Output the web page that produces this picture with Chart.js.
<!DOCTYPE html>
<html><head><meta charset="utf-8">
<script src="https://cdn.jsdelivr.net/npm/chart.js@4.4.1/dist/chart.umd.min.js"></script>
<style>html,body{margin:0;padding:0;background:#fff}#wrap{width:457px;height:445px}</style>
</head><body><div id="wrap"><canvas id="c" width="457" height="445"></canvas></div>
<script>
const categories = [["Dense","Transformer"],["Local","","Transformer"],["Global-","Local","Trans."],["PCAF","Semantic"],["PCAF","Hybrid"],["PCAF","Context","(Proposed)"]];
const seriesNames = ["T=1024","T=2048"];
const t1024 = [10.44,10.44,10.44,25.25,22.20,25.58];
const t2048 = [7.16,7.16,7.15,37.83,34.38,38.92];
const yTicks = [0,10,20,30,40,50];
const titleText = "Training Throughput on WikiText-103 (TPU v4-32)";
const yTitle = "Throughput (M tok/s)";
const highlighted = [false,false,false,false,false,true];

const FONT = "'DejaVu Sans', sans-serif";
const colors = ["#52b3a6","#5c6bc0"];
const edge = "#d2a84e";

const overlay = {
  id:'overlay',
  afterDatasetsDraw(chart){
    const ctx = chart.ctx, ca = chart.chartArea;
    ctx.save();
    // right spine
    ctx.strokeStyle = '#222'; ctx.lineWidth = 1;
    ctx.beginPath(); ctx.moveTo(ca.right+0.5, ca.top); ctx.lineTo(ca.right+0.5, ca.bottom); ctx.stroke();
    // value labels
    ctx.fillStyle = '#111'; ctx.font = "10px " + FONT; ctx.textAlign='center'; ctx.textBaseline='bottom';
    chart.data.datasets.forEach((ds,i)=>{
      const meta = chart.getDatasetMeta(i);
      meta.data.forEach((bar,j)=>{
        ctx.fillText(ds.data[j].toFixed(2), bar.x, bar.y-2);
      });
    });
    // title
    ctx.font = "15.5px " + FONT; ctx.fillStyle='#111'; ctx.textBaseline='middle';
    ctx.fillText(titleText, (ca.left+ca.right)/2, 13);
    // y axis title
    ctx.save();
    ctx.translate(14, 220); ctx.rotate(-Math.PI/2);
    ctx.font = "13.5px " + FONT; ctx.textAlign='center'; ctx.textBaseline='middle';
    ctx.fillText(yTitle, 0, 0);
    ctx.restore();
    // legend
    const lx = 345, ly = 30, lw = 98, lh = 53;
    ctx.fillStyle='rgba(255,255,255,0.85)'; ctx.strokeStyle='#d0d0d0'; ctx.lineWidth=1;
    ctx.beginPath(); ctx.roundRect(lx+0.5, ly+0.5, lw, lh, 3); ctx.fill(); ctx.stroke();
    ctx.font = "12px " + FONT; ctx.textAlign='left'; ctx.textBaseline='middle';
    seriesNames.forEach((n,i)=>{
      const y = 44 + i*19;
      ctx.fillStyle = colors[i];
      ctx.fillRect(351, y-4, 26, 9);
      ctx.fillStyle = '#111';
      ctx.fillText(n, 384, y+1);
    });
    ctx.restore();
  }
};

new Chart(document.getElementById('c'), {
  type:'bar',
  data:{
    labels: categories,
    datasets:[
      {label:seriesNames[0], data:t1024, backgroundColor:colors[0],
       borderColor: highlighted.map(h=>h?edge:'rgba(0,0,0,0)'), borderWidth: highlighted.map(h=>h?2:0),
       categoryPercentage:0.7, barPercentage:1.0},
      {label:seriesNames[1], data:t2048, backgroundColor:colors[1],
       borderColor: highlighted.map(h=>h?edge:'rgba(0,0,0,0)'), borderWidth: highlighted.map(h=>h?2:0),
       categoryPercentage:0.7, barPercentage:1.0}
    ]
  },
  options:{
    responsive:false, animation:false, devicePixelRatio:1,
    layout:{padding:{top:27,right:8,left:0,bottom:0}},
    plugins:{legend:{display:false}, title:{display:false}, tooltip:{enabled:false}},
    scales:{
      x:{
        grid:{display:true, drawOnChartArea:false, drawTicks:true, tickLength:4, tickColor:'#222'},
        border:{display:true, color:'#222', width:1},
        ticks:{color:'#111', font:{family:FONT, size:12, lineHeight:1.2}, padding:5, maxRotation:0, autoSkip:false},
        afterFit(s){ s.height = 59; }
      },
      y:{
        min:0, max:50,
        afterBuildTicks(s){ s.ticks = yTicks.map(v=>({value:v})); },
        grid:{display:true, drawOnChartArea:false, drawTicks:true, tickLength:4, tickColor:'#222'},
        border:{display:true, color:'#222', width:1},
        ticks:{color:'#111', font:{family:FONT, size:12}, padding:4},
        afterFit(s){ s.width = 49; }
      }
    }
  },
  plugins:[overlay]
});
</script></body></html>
● ● ● ● ● ● ●
* Work required
Copy out the material word for word and line for line.

* Result for this task
Output the web page that produces this picture with Chart.js.
<!DOCTYPE html>
<html><head><meta charset="utf-8">
<script src="https://cdn.jsdelivr.net/npm/chart.js@4.4.1/dist/chart.umd.min.js"></script>
<style>html,body{margin:0;padding:0;background:#fff}#wrap{width:457px;height:445px}</style>
</head><body><div id="wrap"><canvas id="c" width="457" height="445"></canvas></div>
<script>
const categories = [["Dense","Transformer"],["Local","","Transformer"],["Global-","Local","Trans."],["PCAF","Semantic"],["PCAF","Hybrid"],["PCAF","Context","(Proposed)"]];
const seriesNames = ["T=1024","T=2048"];
const t1024 = [10.44,10.44,10.44,25.25,22.20,25.58];
const t2048 = [7.16,7.16,7.15,37.83,34.38,38.92];
const yTicks = [0,10,20,30,40,50];
const titleText = "Training Throughput on WikiText-103 (TPU v4-32)";
const yTitle = "Throughput (M tok/s)";
const highlighted = [false,false,false,false,false,true];

const FONT = "'DejaVu Sans', sans-serif";
const colors = ["#52b3a6","#5c6bc0"];
const edge = "#d2a84e";

const overlay = {
  id:'overlay',
  afterDatasetsDraw(chart){
    const ctx = chart.ctx, ca = chart.chartArea;
    ctx.save();
    // right spine
    ctx.strokeStyle = '#222'; ctx.lineWidth = 1;
    ctx.beginPath(); ctx.moveTo(ca.right+0.5, ca.top); ctx.lineTo(ca.right+0.5, ca.bottom); ctx.stroke();
    // value labels
    ctx.fillStyle = '#111'; ctx.font = "10px " + FONT; ctx.textAlign='center'; ctx.textBaseline='bottom';
    chart.data.datasets.forEach((ds,i)=>{
      const meta = chart.getDatasetMeta(i);
      meta.data.forEach((bar,j)=>{
        ctx.fillText(ds.data[j].toFixed(2), bar.x, bar.y-2);
      });
    });
    // title
    ctx.font = "15.5px " + FONT; ctx.fillStyle='#111'; ctx.textBaseline='middle';
    ctx.fillText(titleText, (ca.left+ca.right)/2, 13);
    // y axis title
    ctx.save();
    ctx.translate(14, 220); ctx.rotate(-Math.PI/2);
    ctx.font = "13.5px " + FONT; ctx.textAlign='center'; ctx.textBaseline='middle';
    ctx.fillText(yTitle, 0, 0);
    ctx.restore();
    // legend
    const lx = 345, ly = 30, lw = 98, lh = 53;
    ctx.fillStyle='rgba(255,255,255,0.85)'; ctx.strokeStyle='#d0d0d0'; ctx.lineWidth=1;
    ctx.beginPath(); ctx.roundRect(lx+0.5, ly+0.5, lw, lh, 3); ctx.fill(); ctx.stroke();
    ctx.font = "12px " + FONT; ctx.textAlign='left'; ctx.textBaseline='middle';
    seriesNames.forEach((n,i)=>{
      const y = 44 + i*19;
      ctx.fillStyle = colors[i];
      ctx.fillRect(351, y-4, 26, 9);
      ctx.fillStyle = '#111';
      ctx.fillText(n, 384, y+1);
    });
    ctx.restore();
  }
};

new Chart(document.getElementById('c'), {
  type:'bar',
  data:{
    labels: categories,
    datasets:[
      {label:seriesNames[0], data:t1024, backgroundColor:colors[0],
       borderColor: highlighted.map(h=>h?edge:'rgba(0,0,0,0)'), borderWidth: highlighted.map(h=>h?2:0),
       categoryPercentage:0.7, barPercentage:1.0},
      {label:seriesNames[1], data:t2048, backgroundColor:colors[1],
       borderColor: highlighted.map(h=>h?edge:'rgba(0,0,0,0)'), borderWidth: highlighted.map(h=>h?2:0),
       categoryPercentage:0.7, barPercentage:1.0}
    ]
  },
  options:{
    responsive:false, animation:false, devicePixelRatio:1,
    layout:{padding:{top:27,right:8,left:0,bottom:0}},
    plugins:{legend:{display:false}, title:{display:false}, tooltip:{enabled:false}},
    scales:{
      x:{
        grid:{display:true, drawOnChartArea:false, drawTicks:true, tickLength:4, tickColor:'#222'},
        border:{display:true, color:'#222', width:1},
        ticks:{color:'#111', font:{family:FONT, size:12, lineHeight:1.2}, padding:5, maxRotation:0, autoSkip:false},
        afterFit(s){ s.height = 59; }
      },
      y:{
        min:0, max:50,
        afterBuildTicks(s){ s.ticks = yTicks.map(v=>({value:v})); },
        grid:{display:true, drawOnChartArea:false, drawTicks:true, tickLength:4, tickColor:'#222'},
        border:{display:true, color:'#222', width:1},
        ticks:{color:'#111', font:{family:FONT, size:12}, padding:4},
        afterFit(s){ s.width = 49; }
      }
    }
  },
  plugins:[overlay]
});
</script></body></html>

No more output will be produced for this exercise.